Record list:
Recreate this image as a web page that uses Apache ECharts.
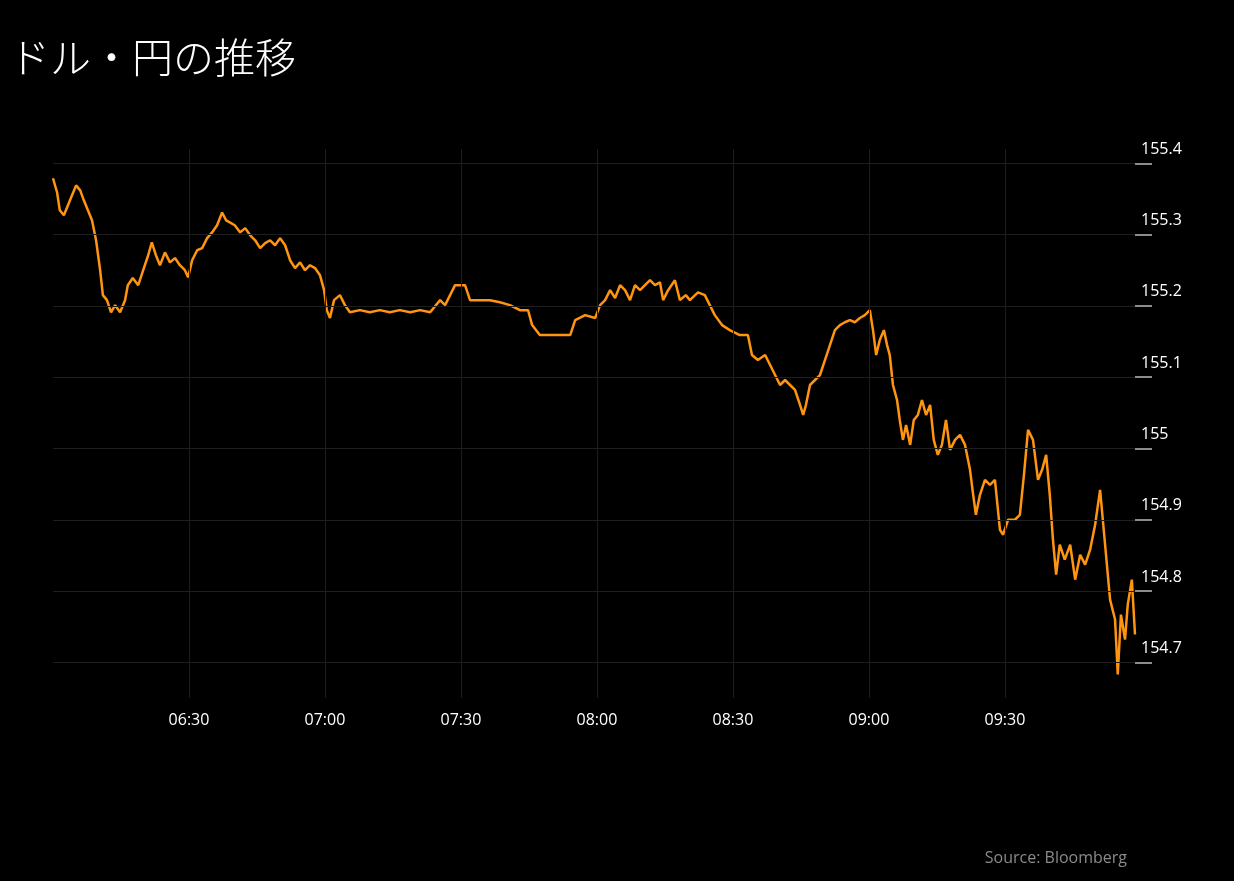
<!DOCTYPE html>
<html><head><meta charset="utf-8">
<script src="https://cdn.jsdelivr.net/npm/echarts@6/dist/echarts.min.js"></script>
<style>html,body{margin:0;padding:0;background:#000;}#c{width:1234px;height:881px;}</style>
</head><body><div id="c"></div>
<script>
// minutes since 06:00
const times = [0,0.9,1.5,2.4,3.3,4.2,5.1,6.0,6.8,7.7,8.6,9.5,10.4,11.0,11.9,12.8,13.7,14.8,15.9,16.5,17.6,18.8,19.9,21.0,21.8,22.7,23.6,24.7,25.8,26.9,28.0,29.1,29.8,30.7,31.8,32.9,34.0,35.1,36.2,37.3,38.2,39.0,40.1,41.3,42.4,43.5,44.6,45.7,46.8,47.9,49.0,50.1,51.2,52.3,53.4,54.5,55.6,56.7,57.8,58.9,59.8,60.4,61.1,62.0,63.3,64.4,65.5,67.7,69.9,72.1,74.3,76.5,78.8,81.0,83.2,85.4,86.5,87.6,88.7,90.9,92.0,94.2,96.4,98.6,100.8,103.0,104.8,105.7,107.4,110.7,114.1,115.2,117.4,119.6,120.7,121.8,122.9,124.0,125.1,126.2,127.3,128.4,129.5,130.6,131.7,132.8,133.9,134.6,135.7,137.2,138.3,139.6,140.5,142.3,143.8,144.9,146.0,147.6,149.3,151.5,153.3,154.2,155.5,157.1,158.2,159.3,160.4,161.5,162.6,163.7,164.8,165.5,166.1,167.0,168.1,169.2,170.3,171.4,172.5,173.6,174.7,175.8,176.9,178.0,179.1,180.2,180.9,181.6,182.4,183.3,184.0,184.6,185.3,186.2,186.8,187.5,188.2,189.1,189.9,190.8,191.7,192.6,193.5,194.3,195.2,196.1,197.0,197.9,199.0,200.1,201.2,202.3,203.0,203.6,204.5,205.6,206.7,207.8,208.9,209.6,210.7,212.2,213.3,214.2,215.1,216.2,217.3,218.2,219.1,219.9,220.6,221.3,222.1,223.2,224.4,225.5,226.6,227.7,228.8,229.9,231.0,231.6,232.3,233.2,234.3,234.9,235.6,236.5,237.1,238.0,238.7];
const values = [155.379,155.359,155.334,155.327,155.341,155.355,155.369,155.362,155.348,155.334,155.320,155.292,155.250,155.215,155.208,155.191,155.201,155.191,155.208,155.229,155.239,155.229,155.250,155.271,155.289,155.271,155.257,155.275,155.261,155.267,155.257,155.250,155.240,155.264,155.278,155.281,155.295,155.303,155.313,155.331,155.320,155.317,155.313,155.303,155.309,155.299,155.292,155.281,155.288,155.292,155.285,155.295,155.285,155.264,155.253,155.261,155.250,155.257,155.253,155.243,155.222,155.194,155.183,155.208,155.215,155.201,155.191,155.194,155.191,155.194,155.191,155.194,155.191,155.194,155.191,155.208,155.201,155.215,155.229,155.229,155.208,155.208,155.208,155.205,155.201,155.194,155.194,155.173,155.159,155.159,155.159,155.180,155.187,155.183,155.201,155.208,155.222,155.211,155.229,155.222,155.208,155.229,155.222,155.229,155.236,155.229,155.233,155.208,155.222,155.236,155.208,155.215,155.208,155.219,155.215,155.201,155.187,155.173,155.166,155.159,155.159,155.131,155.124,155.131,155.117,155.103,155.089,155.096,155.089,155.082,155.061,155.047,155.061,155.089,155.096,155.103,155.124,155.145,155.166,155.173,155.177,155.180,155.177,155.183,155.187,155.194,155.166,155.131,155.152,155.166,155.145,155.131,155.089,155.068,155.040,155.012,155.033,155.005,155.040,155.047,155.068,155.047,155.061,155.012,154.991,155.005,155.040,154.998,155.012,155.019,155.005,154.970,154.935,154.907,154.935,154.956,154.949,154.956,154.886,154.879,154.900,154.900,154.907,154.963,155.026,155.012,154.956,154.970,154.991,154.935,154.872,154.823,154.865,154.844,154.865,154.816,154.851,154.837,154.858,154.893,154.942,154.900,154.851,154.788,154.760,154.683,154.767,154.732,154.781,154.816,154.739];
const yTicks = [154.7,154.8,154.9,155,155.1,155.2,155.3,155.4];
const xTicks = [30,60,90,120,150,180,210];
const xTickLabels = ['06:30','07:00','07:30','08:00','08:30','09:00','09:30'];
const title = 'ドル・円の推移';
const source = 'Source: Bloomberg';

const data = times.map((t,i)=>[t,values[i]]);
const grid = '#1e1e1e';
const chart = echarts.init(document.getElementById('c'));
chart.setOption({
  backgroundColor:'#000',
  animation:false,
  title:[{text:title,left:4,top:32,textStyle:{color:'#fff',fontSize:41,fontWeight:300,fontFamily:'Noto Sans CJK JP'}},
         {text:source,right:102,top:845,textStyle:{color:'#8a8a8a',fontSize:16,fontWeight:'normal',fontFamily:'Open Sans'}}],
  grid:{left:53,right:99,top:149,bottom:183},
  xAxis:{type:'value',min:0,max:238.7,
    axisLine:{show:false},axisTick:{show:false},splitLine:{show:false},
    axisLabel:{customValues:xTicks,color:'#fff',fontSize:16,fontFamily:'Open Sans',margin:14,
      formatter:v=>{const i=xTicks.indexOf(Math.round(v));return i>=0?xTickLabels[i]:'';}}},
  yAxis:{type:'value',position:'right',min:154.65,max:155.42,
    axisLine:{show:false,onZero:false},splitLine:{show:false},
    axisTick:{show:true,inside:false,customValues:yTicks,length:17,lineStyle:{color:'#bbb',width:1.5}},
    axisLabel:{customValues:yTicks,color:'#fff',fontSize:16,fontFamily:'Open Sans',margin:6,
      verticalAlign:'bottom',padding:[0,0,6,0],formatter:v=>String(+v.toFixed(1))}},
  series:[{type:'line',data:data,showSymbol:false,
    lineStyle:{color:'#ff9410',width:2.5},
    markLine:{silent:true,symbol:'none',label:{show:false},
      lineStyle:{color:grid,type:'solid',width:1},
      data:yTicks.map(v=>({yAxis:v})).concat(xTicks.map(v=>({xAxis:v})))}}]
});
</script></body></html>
==
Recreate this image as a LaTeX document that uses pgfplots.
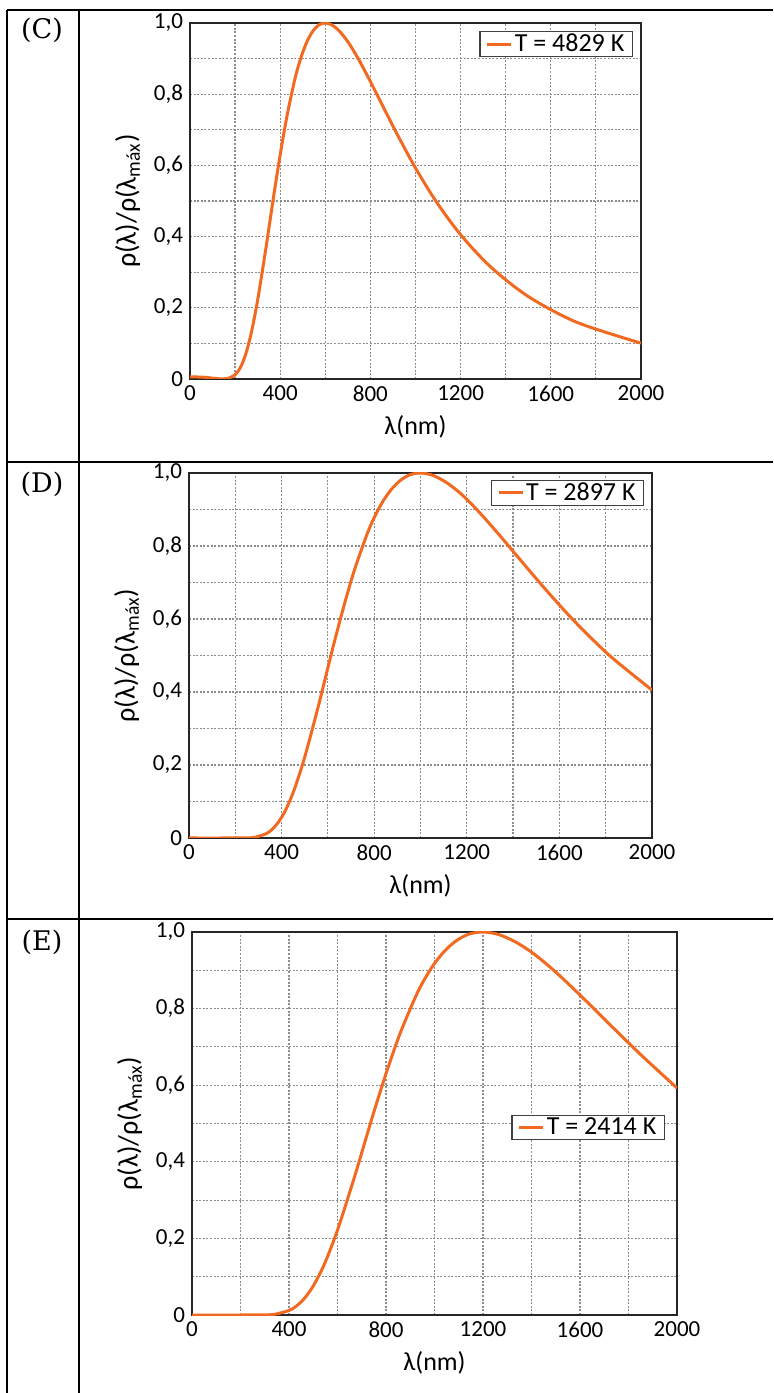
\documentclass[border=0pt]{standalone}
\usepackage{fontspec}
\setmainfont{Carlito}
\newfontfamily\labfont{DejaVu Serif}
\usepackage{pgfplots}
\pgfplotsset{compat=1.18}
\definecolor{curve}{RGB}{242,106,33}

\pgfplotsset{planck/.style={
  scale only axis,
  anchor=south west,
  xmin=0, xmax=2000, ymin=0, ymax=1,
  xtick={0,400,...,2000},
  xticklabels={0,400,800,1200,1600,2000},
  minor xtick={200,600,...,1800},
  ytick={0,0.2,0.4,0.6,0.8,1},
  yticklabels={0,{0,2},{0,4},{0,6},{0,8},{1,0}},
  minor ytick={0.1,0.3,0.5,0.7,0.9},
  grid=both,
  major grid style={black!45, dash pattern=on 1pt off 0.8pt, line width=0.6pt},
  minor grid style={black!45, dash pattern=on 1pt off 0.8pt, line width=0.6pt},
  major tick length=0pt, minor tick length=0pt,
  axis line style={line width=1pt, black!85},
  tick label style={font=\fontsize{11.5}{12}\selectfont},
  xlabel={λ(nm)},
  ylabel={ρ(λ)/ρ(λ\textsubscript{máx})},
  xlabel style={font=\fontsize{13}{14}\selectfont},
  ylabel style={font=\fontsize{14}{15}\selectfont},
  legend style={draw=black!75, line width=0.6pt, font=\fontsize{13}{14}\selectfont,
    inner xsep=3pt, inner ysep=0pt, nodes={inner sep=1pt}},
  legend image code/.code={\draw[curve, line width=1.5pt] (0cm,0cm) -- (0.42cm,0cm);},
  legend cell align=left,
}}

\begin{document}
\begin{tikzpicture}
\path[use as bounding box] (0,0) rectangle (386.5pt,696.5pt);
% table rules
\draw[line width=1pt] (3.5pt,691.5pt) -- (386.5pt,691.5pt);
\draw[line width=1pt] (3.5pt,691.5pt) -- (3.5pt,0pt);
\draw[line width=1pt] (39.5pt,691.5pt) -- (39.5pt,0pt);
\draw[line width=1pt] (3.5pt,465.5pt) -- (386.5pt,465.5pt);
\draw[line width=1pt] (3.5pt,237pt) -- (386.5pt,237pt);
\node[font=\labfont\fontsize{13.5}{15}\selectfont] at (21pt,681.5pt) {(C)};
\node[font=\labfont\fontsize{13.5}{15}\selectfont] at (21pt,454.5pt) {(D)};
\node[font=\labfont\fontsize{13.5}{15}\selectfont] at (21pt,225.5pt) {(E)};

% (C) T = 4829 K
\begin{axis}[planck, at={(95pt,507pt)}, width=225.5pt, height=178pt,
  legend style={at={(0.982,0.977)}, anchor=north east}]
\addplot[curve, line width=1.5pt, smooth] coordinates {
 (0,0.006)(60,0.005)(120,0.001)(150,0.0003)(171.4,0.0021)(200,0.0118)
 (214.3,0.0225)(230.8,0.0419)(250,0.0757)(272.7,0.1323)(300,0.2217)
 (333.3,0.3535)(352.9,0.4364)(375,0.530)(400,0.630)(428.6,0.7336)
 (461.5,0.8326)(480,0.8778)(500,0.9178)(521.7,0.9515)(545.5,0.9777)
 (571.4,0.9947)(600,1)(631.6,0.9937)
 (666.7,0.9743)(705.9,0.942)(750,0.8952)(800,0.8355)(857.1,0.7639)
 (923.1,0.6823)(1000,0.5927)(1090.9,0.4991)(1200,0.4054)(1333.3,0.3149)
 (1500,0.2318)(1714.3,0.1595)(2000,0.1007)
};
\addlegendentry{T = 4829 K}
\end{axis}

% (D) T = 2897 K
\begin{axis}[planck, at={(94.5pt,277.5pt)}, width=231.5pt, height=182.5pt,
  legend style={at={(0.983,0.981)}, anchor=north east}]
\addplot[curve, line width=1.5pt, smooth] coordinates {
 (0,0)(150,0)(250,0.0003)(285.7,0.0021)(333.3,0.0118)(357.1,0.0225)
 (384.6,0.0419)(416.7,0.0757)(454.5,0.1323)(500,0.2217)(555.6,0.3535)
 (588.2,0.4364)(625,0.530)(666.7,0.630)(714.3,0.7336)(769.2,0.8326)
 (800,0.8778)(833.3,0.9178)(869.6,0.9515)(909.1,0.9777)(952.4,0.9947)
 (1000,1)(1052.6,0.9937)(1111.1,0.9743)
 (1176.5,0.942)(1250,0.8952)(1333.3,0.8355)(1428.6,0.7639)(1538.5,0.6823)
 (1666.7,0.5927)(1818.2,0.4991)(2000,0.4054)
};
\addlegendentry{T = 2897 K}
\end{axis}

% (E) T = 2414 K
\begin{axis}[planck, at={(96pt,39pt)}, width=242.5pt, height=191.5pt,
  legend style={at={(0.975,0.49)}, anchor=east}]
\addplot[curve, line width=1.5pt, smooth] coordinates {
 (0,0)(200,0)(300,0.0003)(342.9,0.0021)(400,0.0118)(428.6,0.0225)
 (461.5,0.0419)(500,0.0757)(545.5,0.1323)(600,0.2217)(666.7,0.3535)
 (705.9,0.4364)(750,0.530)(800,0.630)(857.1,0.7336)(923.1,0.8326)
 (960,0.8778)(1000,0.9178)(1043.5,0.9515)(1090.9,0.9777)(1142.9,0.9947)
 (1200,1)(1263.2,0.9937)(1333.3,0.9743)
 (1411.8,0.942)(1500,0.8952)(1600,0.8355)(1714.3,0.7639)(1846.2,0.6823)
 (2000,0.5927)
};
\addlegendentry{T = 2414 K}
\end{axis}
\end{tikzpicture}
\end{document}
---
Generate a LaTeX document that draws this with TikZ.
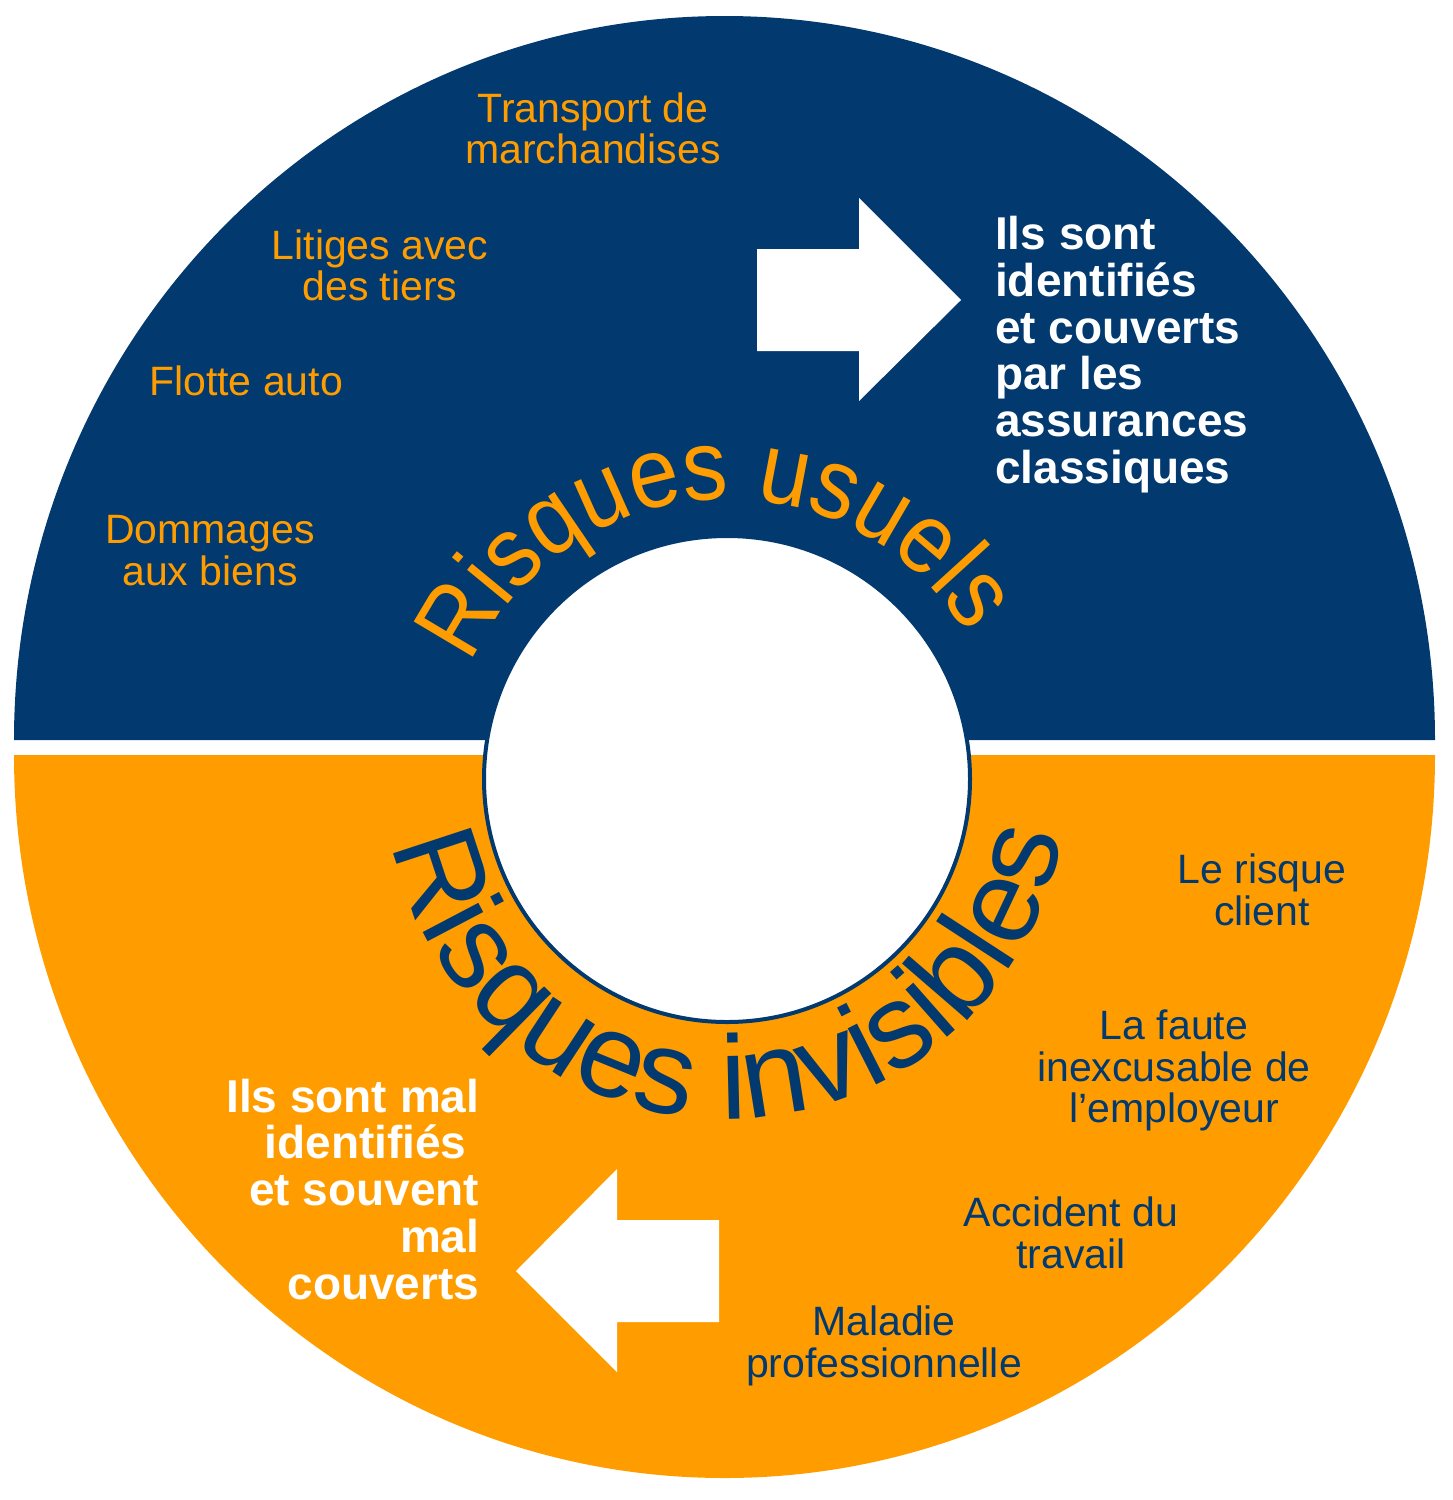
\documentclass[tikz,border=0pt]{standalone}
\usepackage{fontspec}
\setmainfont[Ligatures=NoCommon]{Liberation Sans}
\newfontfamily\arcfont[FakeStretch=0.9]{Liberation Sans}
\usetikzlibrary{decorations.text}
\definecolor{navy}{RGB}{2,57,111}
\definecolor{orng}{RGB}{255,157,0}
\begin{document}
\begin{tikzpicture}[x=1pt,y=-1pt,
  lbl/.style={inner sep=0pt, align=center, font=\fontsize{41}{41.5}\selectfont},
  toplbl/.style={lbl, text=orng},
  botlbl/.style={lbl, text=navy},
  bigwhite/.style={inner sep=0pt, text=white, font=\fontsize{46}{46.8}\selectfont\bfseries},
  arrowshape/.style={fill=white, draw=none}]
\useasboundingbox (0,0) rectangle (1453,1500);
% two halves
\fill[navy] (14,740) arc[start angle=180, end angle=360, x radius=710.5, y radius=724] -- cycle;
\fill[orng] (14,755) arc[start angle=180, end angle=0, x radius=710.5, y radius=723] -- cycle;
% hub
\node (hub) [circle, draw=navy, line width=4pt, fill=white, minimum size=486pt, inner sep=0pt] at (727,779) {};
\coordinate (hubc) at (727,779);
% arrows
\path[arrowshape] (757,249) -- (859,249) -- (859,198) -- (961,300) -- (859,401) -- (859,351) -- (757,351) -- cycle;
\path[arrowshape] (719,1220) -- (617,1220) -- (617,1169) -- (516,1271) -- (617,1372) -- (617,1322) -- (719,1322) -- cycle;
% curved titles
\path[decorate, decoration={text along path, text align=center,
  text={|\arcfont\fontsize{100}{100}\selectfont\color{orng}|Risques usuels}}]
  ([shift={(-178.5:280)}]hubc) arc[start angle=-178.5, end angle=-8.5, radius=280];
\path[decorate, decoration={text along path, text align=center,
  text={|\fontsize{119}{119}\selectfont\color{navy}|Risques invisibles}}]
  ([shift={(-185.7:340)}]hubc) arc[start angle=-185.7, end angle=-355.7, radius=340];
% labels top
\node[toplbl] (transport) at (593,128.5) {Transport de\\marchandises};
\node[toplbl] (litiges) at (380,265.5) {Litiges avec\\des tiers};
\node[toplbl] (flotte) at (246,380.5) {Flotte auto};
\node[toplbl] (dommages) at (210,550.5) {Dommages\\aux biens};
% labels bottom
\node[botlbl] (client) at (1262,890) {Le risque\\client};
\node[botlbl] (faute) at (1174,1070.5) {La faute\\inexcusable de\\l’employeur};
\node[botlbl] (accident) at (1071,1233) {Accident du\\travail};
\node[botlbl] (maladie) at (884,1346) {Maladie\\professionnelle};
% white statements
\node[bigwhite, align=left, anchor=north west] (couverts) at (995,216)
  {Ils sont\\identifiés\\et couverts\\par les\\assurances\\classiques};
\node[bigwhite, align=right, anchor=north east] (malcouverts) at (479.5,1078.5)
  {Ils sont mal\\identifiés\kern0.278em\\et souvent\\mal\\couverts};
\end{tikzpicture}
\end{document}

Task instructions: Please list every line of the records that contains "uses".

The answer:
Recreate this image as a web page that uses Apache ECharts.
Recreate this image as a LaTeX document that uses pgfplots.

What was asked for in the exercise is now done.